(Data listing)

=====

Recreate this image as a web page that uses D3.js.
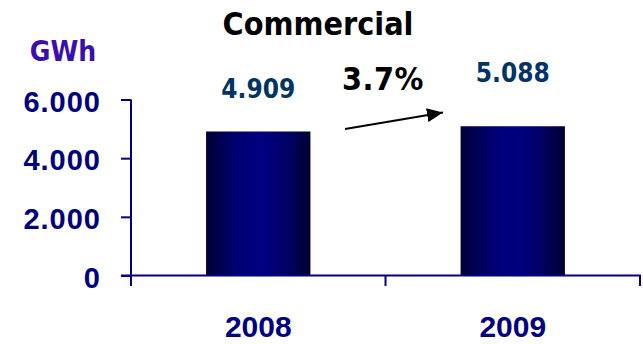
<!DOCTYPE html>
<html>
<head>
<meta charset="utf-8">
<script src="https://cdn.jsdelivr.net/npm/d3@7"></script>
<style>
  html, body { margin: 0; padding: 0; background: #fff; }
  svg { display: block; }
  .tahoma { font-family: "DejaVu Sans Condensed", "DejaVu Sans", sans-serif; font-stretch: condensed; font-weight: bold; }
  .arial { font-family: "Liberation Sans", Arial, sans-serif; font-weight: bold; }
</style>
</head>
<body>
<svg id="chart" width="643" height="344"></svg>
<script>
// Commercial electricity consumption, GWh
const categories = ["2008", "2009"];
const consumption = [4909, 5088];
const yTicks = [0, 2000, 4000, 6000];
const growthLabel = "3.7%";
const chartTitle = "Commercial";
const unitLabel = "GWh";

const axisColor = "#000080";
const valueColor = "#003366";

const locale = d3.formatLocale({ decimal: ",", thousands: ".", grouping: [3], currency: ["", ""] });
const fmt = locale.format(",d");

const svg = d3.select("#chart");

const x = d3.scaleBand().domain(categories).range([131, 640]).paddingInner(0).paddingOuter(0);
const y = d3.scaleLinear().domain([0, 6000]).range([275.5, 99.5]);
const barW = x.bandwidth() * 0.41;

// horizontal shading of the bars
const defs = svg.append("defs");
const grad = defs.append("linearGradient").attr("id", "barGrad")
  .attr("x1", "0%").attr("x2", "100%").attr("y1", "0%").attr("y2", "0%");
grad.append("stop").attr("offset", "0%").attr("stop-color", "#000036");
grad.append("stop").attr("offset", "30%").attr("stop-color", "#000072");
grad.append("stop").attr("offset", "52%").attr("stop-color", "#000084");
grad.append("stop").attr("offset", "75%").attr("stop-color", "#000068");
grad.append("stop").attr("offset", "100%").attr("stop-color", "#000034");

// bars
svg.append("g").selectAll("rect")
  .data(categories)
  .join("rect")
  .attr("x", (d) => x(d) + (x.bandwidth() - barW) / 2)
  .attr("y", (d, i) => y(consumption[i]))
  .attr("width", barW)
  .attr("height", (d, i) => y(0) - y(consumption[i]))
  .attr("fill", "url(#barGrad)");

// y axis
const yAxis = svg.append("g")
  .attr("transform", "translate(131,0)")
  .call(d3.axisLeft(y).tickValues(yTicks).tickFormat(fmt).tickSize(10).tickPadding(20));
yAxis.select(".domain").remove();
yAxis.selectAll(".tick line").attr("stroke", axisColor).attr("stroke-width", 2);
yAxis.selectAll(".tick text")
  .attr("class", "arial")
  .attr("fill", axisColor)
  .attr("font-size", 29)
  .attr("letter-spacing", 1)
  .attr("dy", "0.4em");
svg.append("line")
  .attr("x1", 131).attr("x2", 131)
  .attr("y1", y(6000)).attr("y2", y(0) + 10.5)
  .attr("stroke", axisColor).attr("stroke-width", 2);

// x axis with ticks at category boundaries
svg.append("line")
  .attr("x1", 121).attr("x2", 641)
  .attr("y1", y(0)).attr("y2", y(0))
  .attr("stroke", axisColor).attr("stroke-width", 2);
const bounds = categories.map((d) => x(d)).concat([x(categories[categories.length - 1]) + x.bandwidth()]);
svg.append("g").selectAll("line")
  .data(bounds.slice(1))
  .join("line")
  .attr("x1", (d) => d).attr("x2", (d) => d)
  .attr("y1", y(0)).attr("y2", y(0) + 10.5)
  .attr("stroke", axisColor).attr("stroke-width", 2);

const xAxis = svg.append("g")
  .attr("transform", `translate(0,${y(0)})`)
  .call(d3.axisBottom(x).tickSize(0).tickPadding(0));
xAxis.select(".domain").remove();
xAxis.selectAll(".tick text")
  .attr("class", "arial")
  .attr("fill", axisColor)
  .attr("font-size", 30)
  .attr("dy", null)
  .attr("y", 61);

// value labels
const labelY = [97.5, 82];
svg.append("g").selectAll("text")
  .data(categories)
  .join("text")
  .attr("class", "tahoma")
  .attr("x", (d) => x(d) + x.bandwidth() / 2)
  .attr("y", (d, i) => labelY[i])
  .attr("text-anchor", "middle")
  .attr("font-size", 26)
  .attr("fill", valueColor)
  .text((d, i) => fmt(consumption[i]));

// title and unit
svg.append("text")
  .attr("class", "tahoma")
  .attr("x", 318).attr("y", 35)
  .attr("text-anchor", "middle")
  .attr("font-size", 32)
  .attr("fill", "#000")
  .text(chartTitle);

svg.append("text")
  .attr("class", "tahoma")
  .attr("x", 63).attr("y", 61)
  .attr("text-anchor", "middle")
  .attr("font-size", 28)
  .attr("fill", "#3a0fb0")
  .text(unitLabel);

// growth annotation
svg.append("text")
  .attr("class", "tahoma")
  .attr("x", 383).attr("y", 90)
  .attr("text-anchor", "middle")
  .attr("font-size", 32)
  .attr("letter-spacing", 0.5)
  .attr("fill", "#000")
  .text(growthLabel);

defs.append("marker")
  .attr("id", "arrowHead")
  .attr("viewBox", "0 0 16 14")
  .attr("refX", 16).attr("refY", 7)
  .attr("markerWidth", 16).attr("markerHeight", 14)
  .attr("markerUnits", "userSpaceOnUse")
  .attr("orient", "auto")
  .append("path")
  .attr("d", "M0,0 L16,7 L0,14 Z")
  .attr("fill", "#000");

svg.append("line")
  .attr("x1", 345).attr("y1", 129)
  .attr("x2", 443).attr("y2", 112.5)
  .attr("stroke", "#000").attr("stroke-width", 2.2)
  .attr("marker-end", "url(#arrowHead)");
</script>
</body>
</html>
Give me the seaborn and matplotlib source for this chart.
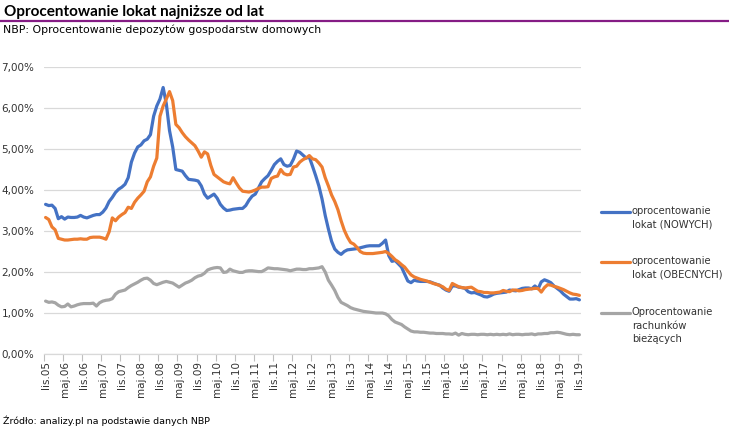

=====

EXERCISE REQUIREMENTS: Your task is to gather all lines from the entries above that hold the word "this".

CORRECT RESULT:
Recreate this image as a web page that uses D3.js.
Give me the seaborn and matplotlib source for this chart.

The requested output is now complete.